§ EXTRACTED INFORMATION:
--

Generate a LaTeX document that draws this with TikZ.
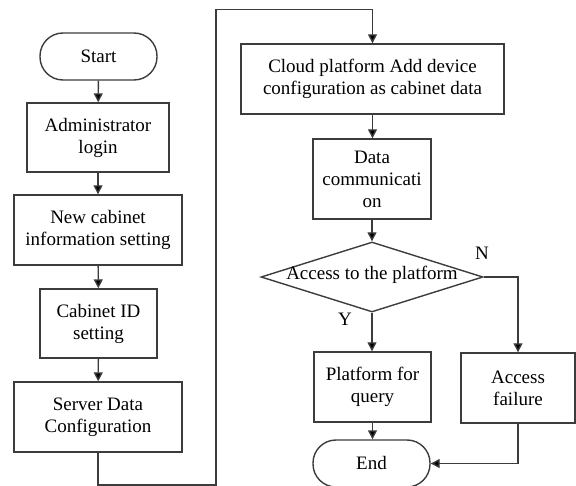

--

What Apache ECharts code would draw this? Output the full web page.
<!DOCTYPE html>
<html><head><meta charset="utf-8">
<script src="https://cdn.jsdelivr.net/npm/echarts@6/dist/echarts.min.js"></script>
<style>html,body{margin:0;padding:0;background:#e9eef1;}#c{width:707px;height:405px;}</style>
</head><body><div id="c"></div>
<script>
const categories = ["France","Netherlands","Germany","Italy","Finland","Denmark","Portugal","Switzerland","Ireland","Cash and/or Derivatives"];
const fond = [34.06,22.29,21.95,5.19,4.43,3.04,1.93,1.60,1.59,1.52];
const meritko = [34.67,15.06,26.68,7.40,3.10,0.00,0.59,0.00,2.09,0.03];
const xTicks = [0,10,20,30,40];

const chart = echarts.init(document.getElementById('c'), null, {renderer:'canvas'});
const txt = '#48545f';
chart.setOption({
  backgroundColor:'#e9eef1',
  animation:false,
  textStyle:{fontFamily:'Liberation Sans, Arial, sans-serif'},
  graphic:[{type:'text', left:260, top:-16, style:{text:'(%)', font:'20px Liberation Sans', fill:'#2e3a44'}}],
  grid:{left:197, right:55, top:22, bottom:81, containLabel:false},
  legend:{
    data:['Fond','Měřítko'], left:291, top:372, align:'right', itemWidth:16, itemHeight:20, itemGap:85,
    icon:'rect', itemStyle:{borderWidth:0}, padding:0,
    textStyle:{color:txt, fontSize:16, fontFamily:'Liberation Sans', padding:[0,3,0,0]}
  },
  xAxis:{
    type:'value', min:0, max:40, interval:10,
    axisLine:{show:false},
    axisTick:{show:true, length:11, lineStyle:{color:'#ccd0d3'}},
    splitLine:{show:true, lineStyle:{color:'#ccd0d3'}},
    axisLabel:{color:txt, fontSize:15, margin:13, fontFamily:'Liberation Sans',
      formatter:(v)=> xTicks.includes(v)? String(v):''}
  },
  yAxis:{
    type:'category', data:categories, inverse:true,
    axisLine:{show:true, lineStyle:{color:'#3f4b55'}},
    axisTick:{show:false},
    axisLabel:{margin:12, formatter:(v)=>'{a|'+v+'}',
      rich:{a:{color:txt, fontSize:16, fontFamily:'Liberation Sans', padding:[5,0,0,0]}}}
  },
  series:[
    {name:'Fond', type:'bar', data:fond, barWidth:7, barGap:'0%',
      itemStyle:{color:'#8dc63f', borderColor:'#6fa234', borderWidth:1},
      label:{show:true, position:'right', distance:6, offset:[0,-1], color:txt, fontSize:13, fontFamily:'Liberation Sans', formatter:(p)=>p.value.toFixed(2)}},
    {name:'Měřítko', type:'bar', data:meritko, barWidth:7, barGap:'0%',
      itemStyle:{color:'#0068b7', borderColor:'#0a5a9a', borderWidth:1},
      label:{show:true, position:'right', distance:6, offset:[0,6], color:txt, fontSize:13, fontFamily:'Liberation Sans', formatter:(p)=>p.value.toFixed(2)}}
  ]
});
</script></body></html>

--

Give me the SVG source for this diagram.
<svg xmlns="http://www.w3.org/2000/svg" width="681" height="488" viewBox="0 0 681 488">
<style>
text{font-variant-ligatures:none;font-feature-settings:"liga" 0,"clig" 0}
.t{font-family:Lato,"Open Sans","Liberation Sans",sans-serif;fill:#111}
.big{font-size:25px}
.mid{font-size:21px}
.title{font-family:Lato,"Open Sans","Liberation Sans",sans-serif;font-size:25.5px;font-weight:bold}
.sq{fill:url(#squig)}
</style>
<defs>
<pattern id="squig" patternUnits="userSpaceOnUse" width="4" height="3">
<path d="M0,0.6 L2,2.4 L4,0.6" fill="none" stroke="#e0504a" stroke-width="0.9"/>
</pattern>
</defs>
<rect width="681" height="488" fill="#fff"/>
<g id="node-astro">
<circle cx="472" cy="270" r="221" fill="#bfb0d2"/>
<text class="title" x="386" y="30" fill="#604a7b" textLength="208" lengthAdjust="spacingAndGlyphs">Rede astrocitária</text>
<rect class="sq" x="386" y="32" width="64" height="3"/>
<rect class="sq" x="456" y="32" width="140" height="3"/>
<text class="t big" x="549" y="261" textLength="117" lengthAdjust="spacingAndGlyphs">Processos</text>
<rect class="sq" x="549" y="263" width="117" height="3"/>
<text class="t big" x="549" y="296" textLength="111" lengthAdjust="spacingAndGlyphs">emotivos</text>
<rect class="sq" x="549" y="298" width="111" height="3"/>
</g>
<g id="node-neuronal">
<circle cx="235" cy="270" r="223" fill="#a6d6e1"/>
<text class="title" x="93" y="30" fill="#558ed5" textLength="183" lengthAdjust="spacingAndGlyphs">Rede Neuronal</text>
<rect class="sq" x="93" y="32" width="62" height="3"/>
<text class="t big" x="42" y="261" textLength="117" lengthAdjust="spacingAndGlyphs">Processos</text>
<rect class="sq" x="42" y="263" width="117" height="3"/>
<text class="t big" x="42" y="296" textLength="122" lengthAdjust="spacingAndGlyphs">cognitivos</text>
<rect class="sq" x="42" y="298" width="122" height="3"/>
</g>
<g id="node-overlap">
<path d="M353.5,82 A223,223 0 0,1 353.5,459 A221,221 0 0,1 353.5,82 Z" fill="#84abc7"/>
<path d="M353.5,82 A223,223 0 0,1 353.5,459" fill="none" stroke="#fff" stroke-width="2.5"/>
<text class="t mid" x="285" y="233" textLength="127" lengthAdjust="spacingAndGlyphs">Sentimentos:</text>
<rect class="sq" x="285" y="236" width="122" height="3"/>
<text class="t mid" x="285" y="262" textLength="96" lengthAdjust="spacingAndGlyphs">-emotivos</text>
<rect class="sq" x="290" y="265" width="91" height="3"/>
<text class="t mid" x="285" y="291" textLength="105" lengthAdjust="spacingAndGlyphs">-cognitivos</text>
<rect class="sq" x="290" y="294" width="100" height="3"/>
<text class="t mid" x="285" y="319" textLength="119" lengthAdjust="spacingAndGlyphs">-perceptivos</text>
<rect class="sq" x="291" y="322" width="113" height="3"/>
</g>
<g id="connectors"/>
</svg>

--

§ STATED EXERCISE:
Starting at the line that contains "What Apache ECharts" and ending at the line that contains "const xTicks = [0,10,20,30,40];", retype each line exactly; omit everything outside that range.

§ FINISHED EXERCISE:
What Apache ECharts code would draw this? Output the full web page.
<!DOCTYPE html>
<html><head><meta charset="utf-8">
<script src="https://cdn.jsdelivr.net/npm/echarts@6/dist/echarts.min.js"></script>
<style>html,body{margin:0;padding:0;background:#e9eef1;}#c{width:707px;height:405px;}</style>
</head><body><div id="c"></div>
<script>
const categories = ["France","Netherlands","Germany","Italy","Finland","Denmark","Portugal","Switzerland","Ireland","Cash and/or Derivatives"];
const fond = [34.06,22.29,21.95,5.19,4.43,3.04,1.93,1.60,1.59,1.52];
const meritko = [34.67,15.06,26.68,7.40,3.10,0.00,0.59,0.00,2.09,0.03];
const xTicks = [0,10,20,30,40];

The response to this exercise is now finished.